¿Qué sucedió después?
Ningún romano habría imaginado jamás que esto podría sucederle a uno de sus emperadores. Los informes sobre lo que fue del cuerpo de Valente fueron contradictorios. Algunos dijeron que lo quemaron vivo. En cualquier caso, el cuerpo nunca se recuperó, una forma humillante de morir para cualquier hombre, y más aún para el gobernante de un superimperio. Los romanos constataron que habían sufrido su peor derrota desde la batalla de Cannas a manos de los cartagineses, 700 años antes. La tradición de sacrificarlo todo por la victoria, establecida a lo largo de los siglos por los líderes romanos —tales como el general que había muerto espoleando a sus legiones hacia la victoria en la culminante batalla de la tercera Guerra Samnita en 291 a. C., que consolidó el control romano sobre Italia central y puso a los romanos firmemente en la senda hacia el Imperio—, se había desvanecido. Y nada menos que frente a los godos.

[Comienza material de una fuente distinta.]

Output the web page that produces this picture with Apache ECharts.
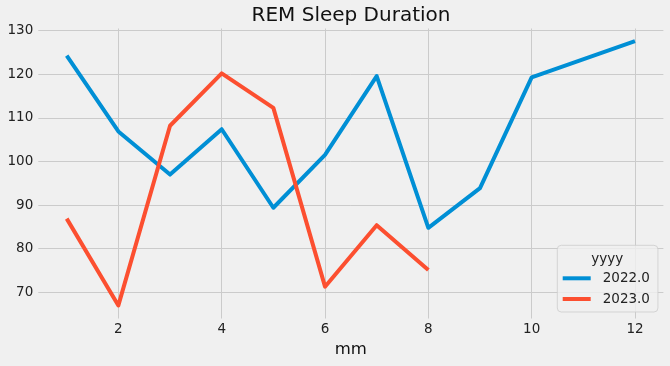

El sucesor de Valente, Teodosio, un general que Graciano nombró nuevo emperador oriental, atacó animosamente a los godos, pero no fue capaz de derrotarlos. Se vio obligado a firmar con ellos, y en sus propios términos, un tratado de paz: los godos habían penetrado en el Imperio y pensaban quedarse. El Imperio Romano ya estaba en las últimas; con la aplastante derrota de Adrianópolis había quedado mortalmente herido. En 410 Roma fue saqueada por el rey godo Alarico, que en 376, siendo aún un muchacho, había cruzado el Danubio junto con los demás refugiados.
A finales del siglo V el Imperio ya no existía. Valente fue confinado al agujero negro de la historia, en igualdad de condiciones que muchos de los que habían sucumbido al poder romano. Tales son las recompensas de la clemencia cuando se intenta gobernar un superimperio.